If Lawrence did want to license each comment too, then he could 
identify them by their URI, for instance:
 
http://lessig.org/blog/2009/08/announcing_the_hibernation_of.html#comment-75817

But that could just as easily be:
   http://lessig.org/blog/2009/08/comments/75817

And just as easily again, both URIs could refer to the same 
"resource", the one described, which in this case would be that comment.

Likewise, here there is no issue for man or machine again.

Now, if Lawrence gave every comment, and the blog post, the same URI, 
and used it to describe them all, then there would be a problem, for 
Lawrence, because his data would be so messed up that it would be 
scrap and nobody would care to use it.

IMO (and his O), this is the URI of a Work, a Blog Post, as described 
by Lawrence:
   http://lessig.org/blog/2009/08/announcing_the_hibernation_of.html

If you expand the use-case, such that Lawrence offered, by conneg, 
other versions, RDF/XML, Turtle, N3, a PDF and an audio file of him 
reading the blog post aloud for the blind, then this is where Lawrence 
would hit upon a snag, and have to give each representation it's own 
URI. So that he could say that "this is an audio version which is 3 
minutes long" and the like, but again, even with such a pattern all 
that's needed is to have consistent, useful, unique URIs, so he could 
easily mint:

the work:
   http://lessig.org/blog/2009/08/announcing_the_hibernation_of
an HTML page containing it:
   http://lessig.org/blog/2009/08/announcing_the_hibernation_of.html
an audio version:
   http://lessig.org/blog/2009/08/announcing_the_hibernation_of.mp4

Now, you may think this brings us right back to square one, because 
we've now said that in one context the .html URI is fine to name the 
Work, and in the other it's not.
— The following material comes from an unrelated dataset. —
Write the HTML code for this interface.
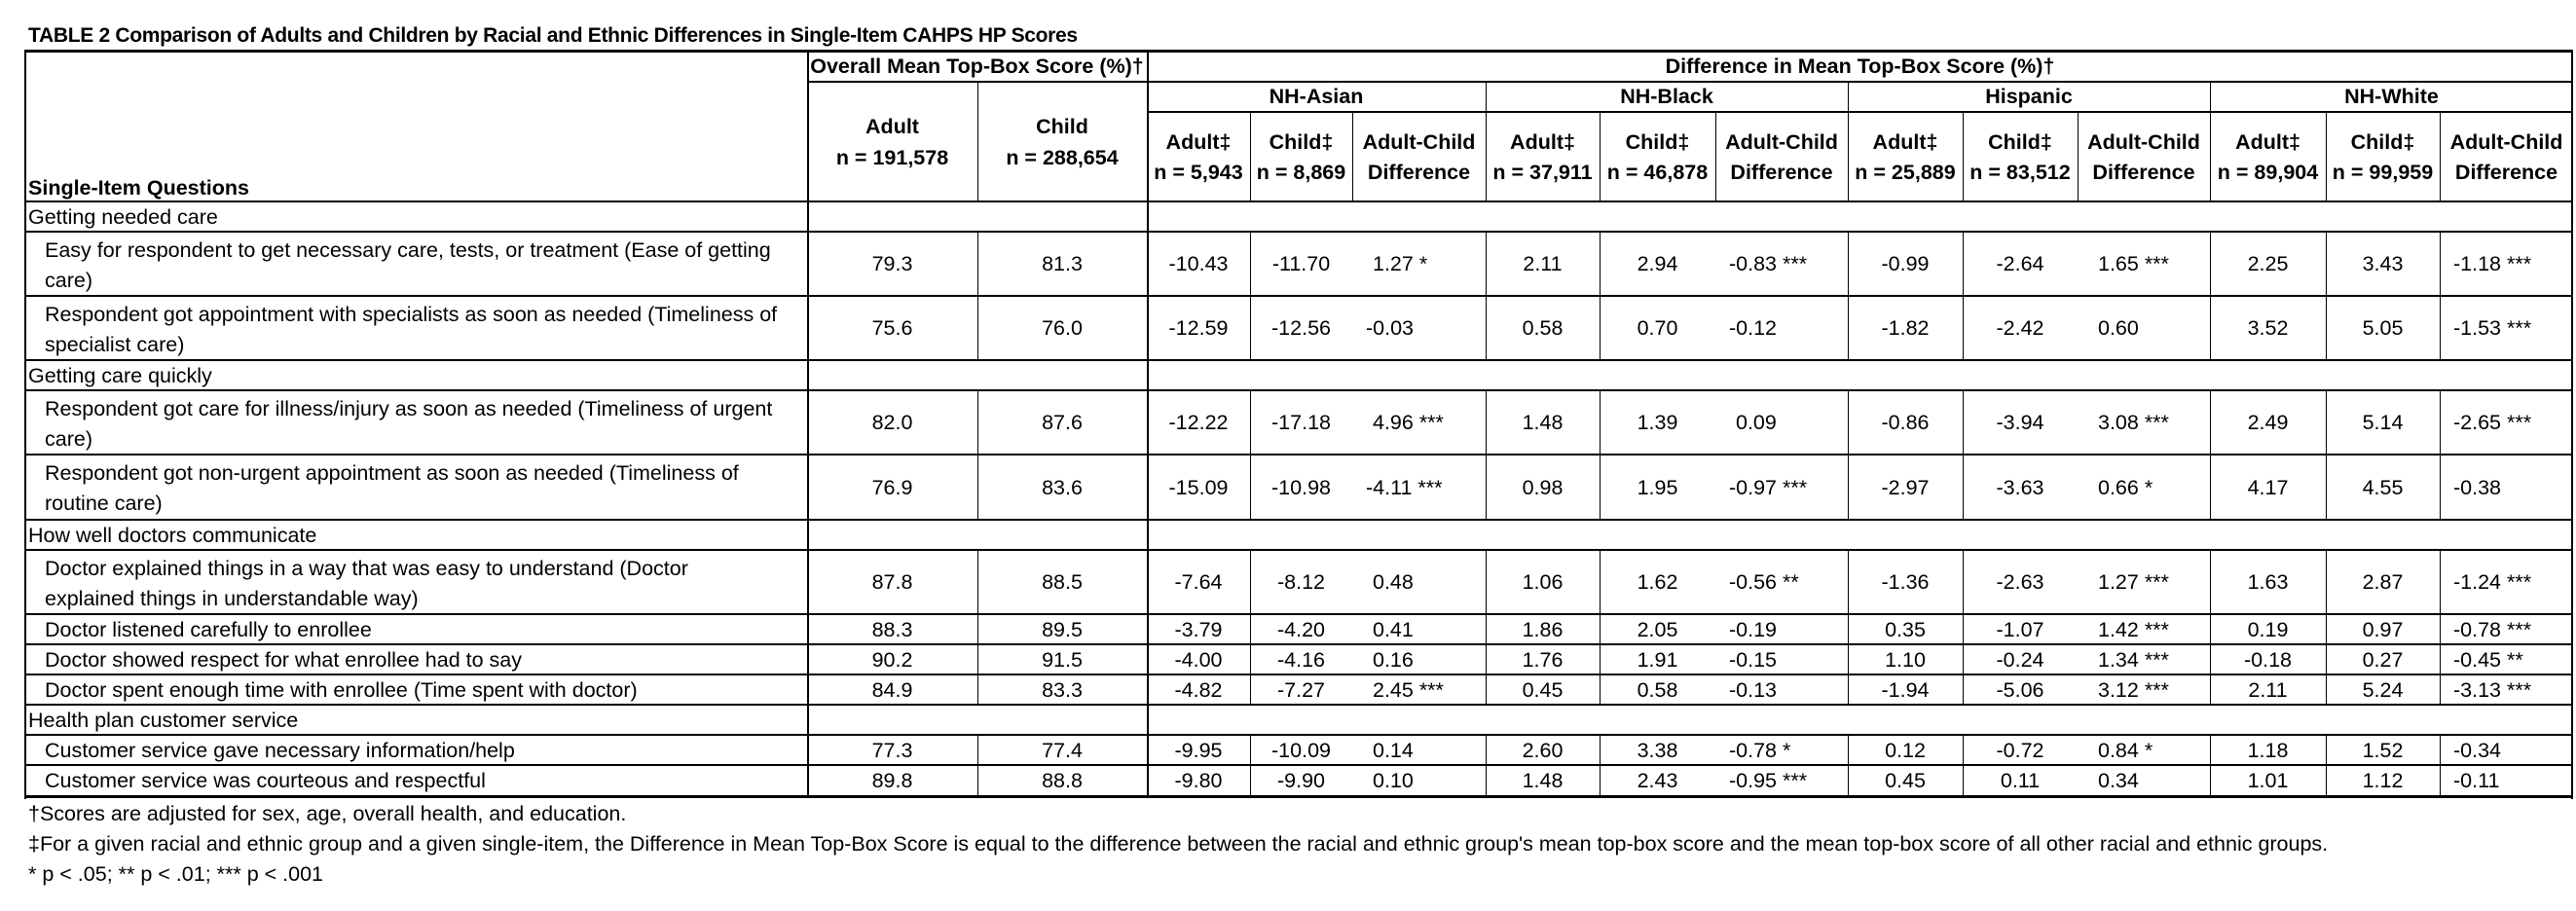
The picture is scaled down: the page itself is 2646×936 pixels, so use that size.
<!DOCTYPE html>
<html><head><meta charset="utf-8"><style>
body{margin:0;background:#fff;width:2646px;height:936px;overflow:hidden;position:relative;font-family:"Liberation Sans",Arial,sans-serif;color:#000}
.t{position:absolute;white-space:nowrap;font-size:21.5px;line-height:22px}
.b{font-weight:bold}
.l{position:absolute;background:#000}
</style></head><body>
<div class="t b" style="left:29px;top:26px;font-size:21px;letter-spacing:-0.3px">TABLE 2 Comparison of Adults and Children by Racial and Ethnic Differences in Single-Item CAHPS HP Scores</div>
<div id="tbl"></div>
<div class="t" style="left:29px;top:825px">†Scores are adjusted for sex, age, overall health, and education.</div>
<div class="t" style="left:29px;top:856px">‡For a given racial and ethnic group and a given single-item, the Difference in Mean Top-Box Score is equal to the difference between the racial and ethnic group's mean top-box score and the mean top-box score of all other racial and ethnic groups.</div>
<div class="t" style="left:29px;top:887px">* p &lt; .05; ** p &lt; .01; *** p &lt; .001</div>
<script>
const colX=[25,829,1004,1178,1284,1389,1526,1643,1762,1898,2016,2134,2270,2389,2506,2643];
const groups=["NH-Asian","NH-Black","Hispanic","NH-White"];
const groupN=[["5,943","8,869"],["37,911","46,878"],["25,889","83,512"],["89,904","99,959"]];
const rows=[
["s","Getting needed care"],
["r","Easy for respondent to get necessary care, tests, or treatment (Ease of getting|care)","79.3","81.3","-10.43","-11.70","1.27 *","2.11","2.94","-0.83 ***","-0.99","-2.64","1.65 ***","2.25","3.43","-1.18 ***"],
["r","Respondent got appointment with specialists as soon as needed (Timeliness of|specialist care)","75.6","76.0","-12.59","-12.56","-0.03","0.58","0.70","-0.12","-1.82","-2.42","0.60","3.52","5.05","-1.53 ***"],
["s","Getting care quickly"],
["r","Respondent got care for illness/injury as soon as needed (Timeliness of urgent|care)","82.0","87.6","-12.22","-17.18","4.96 ***","1.48","1.39","0.09","-0.86","-3.94","3.08 ***","2.49","5.14","-2.65 ***"],
["r","Respondent got non-urgent appointment as soon as needed (Timeliness of|routine care)","76.9","83.6","-15.09","-10.98","-4.11 ***","0.98","1.95","-0.97 ***","-2.97","-3.63","0.66 *","4.17","4.55","-0.38"],
["s","How well doctors communicate"],
["r","Doctor explained things in a way that was easy to understand (Doctor|explained things in understandable way)","87.8","88.5","-7.64","-8.12","0.48","1.06","1.62","-0.56 **","-1.36","-2.63","1.27 ***","1.63","2.87","-1.24 ***"],
["r","Doctor listened carefully to enrollee","88.3","89.5","-3.79","-4.20","0.41","1.86","2.05","-0.19","0.35","-1.07","1.42 ***","0.19","0.97","-0.78 ***"],
["r","Doctor showed respect for what enrollee had to say","90.2","91.5","-4.00","-4.16","0.16","1.76","1.91","-0.15","1.10","-0.24","1.34 ***","-0.18","0.27","-0.45 **"],
["r","Doctor spent enough time with enrollee (Time spent with doctor)","84.9","83.3","-4.82","-7.27","2.45 ***","0.45","0.58","-0.13","-1.94","-5.06","3.12 ***","2.11","5.24","-3.13 ***"],
["s","Health plan customer service"],
["r","Customer service gave necessary information/help","77.3","77.4","-9.95","-10.09","0.14","2.60","3.38","-0.78 *","0.12","-0.72","0.84 *","1.18","1.52","-0.34"],
["r","Customer service was courteous and respectful","89.8","88.8","-9.80","-9.90","0.10","1.48","2.43","-0.95 ***","0.45","0.11","0.34","1.01","1.12","-0.11"]
];
const rowY=[207,238,304,370,401,467,534,565,631,662,693,724,755,786,818];
const T=document.getElementById('tbl');
function line(x,y,w,h,name){const d=document.createElement('div');d.className='l';


d.style.cssText=`left:${x}px;top:${y}px;width:${w}px;height:${h}px`;T.appendChild(d);}
function txt(s,x,y,w,align,cls,name,h){const d=document.createElement('div');d.className='t '+(cls||'');


d.innerHTML=s;let st=`top:${y}px;`;
if(align==='c'){st+=`left:${x}px;width:${w}px;text-align:center;`}else{st+=`left:${x}px;`}
if(h)st+=`line-height:${h}px;`;d.style.cssText=st;T.appendChild(d);}
const L=colX[0],R=colX[15];
line(L,51,R-L,3,'table-top-border');
line(colX[1],83,R-colX[1],2,'header-rule-1');
line(colX[3],114,R-colX[3],2,'header-rule-2');
line(L,206,R-L,2,'header-bottom-rule');
line(L,51,2,rowY[14]-51+3,'left-border');
line(R-2,51,2,rowY[14]-51+3,'right-border');
line(colX[1],51,2,rowY[14]-51,'col-divider-question');
line(colX[3],51,2,rowY[14]-51,'col-divider-overall');
line(colX[2],83,1,124,'header-divider-adult-child');
for(let g=0;g<4;g++){const x0=colX[3+g*3];
if(g>0)line(x0,83,1,124,'group-divider');
line(colX[4+g*3],114,1,93,'subcol-divider');line(colX[5+g*3],114,1,93,'subcol-divider');
txt(groups[g],x0,88,colX[6+g*3]-x0,'c','b','group-header-'+groups[g].toLowerCase());
txt('Adult‡<br>n = '+groupN[g][0],colX[3+g*3],131,colX[4+g*3]-colX[3+g*3],'c','b','adult-n-header',31);
txt('Child‡<br>n = '+groupN[g][1],colX[4+g*3],131,colX[5+g*3]-colX[4+g*3],'c','b','child-n-header',31);
txt('Adult-Child<br>Difference',colX[5+g*3],131,colX[6+g*3]-colX[5+g*3],'c','b','adult-child-difference-header',31);}
txt('Overall Mean Top-Box Score (%)†',colX[1],57,colX[3]-colX[1],'c','b','overall-mean-header');
txt('Difference in Mean Top-Box Score (%)†',colX[3],57,R-colX[3],'c','b','difference-header');
txt('Adult<br>n = 191,578',colX[1],114,colX[2]-colX[1],'c','b','overall-adult-header',32);
txt('Child<br>n = 288,654',colX[2],114,colX[3]-colX[2],'c','b','overall-child-header',32);
txt('Single-Item Questions',29,182,0,'l','b','question-column-header');
for(let i=0;i<rows.length;i++){const r=rows[i];const y0=rowY[i],y1=rowY[i+1],h=y1-y0;
line(L,y1-1,R-L,(i===rows.length-1)?3:2,'row-rule');
if(r[0]==='s'){txt(r[1],29,y0+5,0,'l','','section-label');continue;}
const lines=r[1].split('|');
if(lines.length>1)txt(lines.join('<br>'),46,y0+4,0,'l','','question-label',31);
else txt(r[1],46,y0+5,0,'l','','question-label');
const vy=y0+(h-22)/2;
for(let c=2;c<16;c++){
if(c>3&&c!==6&&c!==9&&c!==12)line(colX[c-1],y0,1,h,'cell-divider');
if(c===2)line(colX[2],y0,1,h,'cell-divider');
const isDiff=(c===6||c===9||c===12||c===15);
if(isDiff)txt(r[c],colX[c-1]+(r[c][0]==='-'?14:21),vy,0,'l','','difference-value');
else txt(r[c],colX[c-1],vy,colX[c]-colX[c-1],'c','','score-value');}
for(const g of [6,9,12])line(colX[g],y0,1,h,'group-divider');
}
</script>
</body></html>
But it's still fine, because the 
first URI can name the Work, the second can name the Work in an HTML 
format (dc:hasFormat), and likewise the third.

Further, Lawrence could easily /not/ have different URIs to access 
each representation and allow the ambiguous HTTP conneg to do the job, 
simply giving back HTML or Audio or PDF based on client Accept 
headers, each GET 200, and each without there own URI in a 
Content-Location. In this case, Lawrence would have overloaded the 
URI, but could still easily mint #frag id's for each specific format, 
if he so wished and remain unambiguous in his own data; however, this 
is overloading, is ambiguous, and would cause unexpected 
functionality, even out with the realms of the sem web, because nobody 
could click on the single URI and be guaranteed to get back the audio 
version each time, or the html version, and so forth. So we should 
advise against this case, and luckily it's not very common, and not 
really supported by any servers I know of (unless somebody has custom 
coded it this way, if so - raise it as a bug).

Another example:

   http://tools.ietf.org/html/rfc2616#section-14
   http://www.w3.org/Protocols/rfc2616/rfc2616-sec14.html

They both refer to the same thing, yeah? but if you conneg them both 
to RDF, one has to 200 OK and the other has to 303 See Other ?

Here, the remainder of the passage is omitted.